Yargıtay Kararı 22. Hukuk Dairesi 2016/1099 E. 2019/999 K. 16.01.2019 T.

YARGITAY KARARI
DAİRE : 22. Hukuk Dairesi
ESAS NO : 2016/1099
KARAR NO : 2019/999
KARAR TARİHİ : 16.01.2019

MAHKEMESİ :İş Mahkemesi
DAVA TÜRÜ : ALACAK

Taraflar arasında görülen dava sonucunda verilen kararın, temyizen incelenmesi davalılardan … Belediye Başkanlığı vekili tarafından istenilmekle, temyiz talebinin süresinde olduğu anlaşıldı. Dava dosyası için Tetkik Hakimi … tarafından düzenlenen rapor dinlendikten sonra dosya incelendi, gereği konuşulup düşünüldü:

Y A R G I T A Y K A R A R I

Davacı vekili, müvekkilinin 13.08.2006 – 16.09.2013 tarihleri arasında davalı Belediye nezdinde ihale ile iş alan şirketler bünyesinde çalıştığını, iş akdinin haksız olarak feshedildiğini ileri sürerek kıdem ve ihbar tazminatı ile kötüniyet tazminatı, yıllık izin, ulusal bayram ve genel tatil ücreti alacaklarının davalılardan tahsiline karar verilmesini talep etmiştir.
Davalılar vekilleri, ayrı ayrı davanın reddini talep etmişlerdir.
Mahkemece, toplanan deliller ve bilirkişi raporu doğrultusunda yazılı gerekçe ile davanın kısmen kabulüne karar verilmiştir.
Karar, süresi içerisinde davalı Belediye vekili tarafından temyiz edilmiştir.
1-Dosyadaki yazılara, toplanan delillerle kararın dayandığı kanuni gerektirici sebeplere göre, davalının aşağıdaki bendin kapsamı dışında kalan temyiz itirazları yerinde değildir.
2-Mahkeme kararında yazılacak hususlar 6100 Sayılı Hukuk Muhakemeleri Kanunu’nun 297. maddesinde belirtilmiştir.
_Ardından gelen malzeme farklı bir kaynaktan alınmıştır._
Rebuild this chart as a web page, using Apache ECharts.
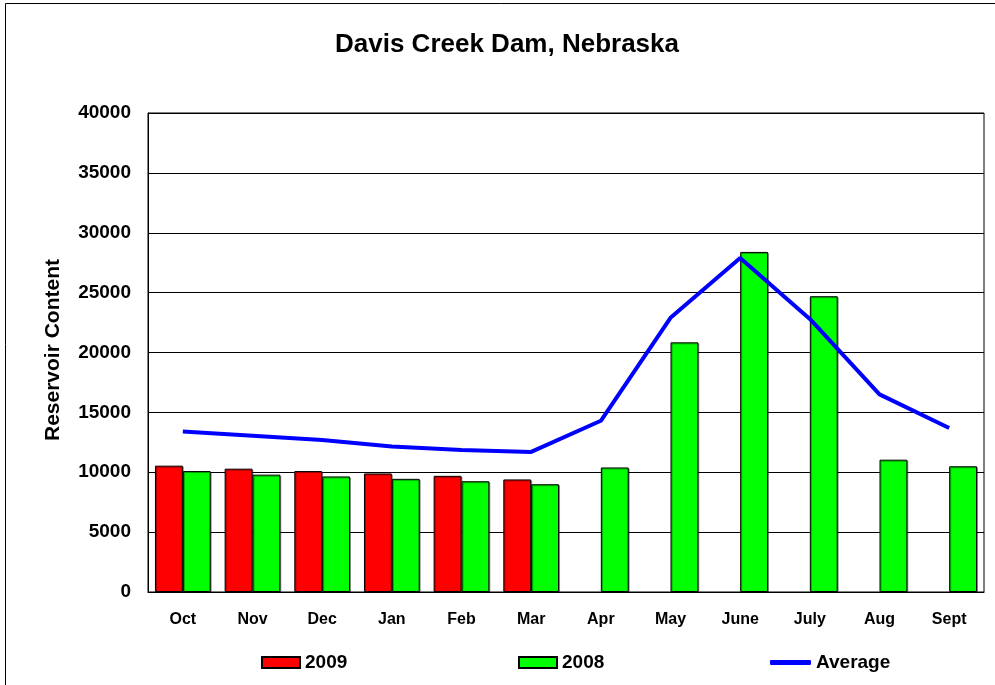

Maddeye göre, hüküm sonucu kısmında gerekçeye ait herhangi bir söz tekrar edilmeksizin, isteklerin her biri hakkında verilen hükümle, taraflara yüklenen borç ve tanınan hakların sıra numarası altında açık, şüphe ve tereddüt uyandırmayacak şekilde gösterilmesi gerekir.
Öte yandan, kanunun aradığı anlamda oluşturulacak kısa ve gerekçeli kararın hüküm fıkralarının, açık, anlaşılır, çelişkisiz ve uygulanabilir olması gerekmekle birlikte, kararın gerekçesinin de, sonucu ile tam bir uyum içinde, o davaya konu maddi olguların Mahkemece nasıl nitelendirildiğini, kurulan hükmün hangi sebeplere ve hukuksal düzenlemelere dayandırıldığını ortaya koyacak, kısaca maddi olgular ile hüküm arasındaki mantıksal bağlantıyı gösterecek nitelikte olması gerekir.
Zira tarafların o dava yönünden, hukuk düzenince hangi sebeple haklı veya haksız görüldüklerini anlayıp değerlendirebilmeleri ve Yargıtayın hukuka uygunluk denetimini yapabilmesi için, ortada usulüne uygun şekilde oluşturulmuş, hükmün hangi nedenle o içerik ve kapsamda verildiğini ayrıntılarıyla gösteren, ifadeleri özenle seçilmiş ve kuşkuya yer vermeyecek açıklıktaki bir gerekçe bölümünün ve buna uyumlu hüküm fıkralarının bulunması zorunludur.
Kısa karar ile gerekçeli karar çelişkisi, Yargıtay İçtihatları Birleştirme Büyük Genel Kurulunun 10/04/1992 tarihli ve 1991/7 esas, 1992/4 karar sayılı ilamı gereğince bozma sebebidir.
Somut uyuşmazlıkta, Mahkeme kararının gerekçe kısmında ulusal bayram ve genel tatil ücreti alacağı yönünden %30 hakkaniyet indirimi uygulandığı belirtilmesine rağmen, hüküm altına alınan ulusal bayram ve genel tatil ücreti alacağının hakkaniyet indirimi yapılmaksızın belirlendiği anlaşılmakla, bu duruma göre gerekçe ile hüküm arasında çelişki olması sebebiyle Mahkemece verilen kararın bu nedenle bozulması gerekmiştir.
SONUÇ: Temyiz olunan kararın yukarıda yazılı nedenle BOZULMASINA, peşin alınan temyiz harcının istek halinde ilgiliye iadesine, 16.01.2019 tarihinde oybirliğiyle karar verildi.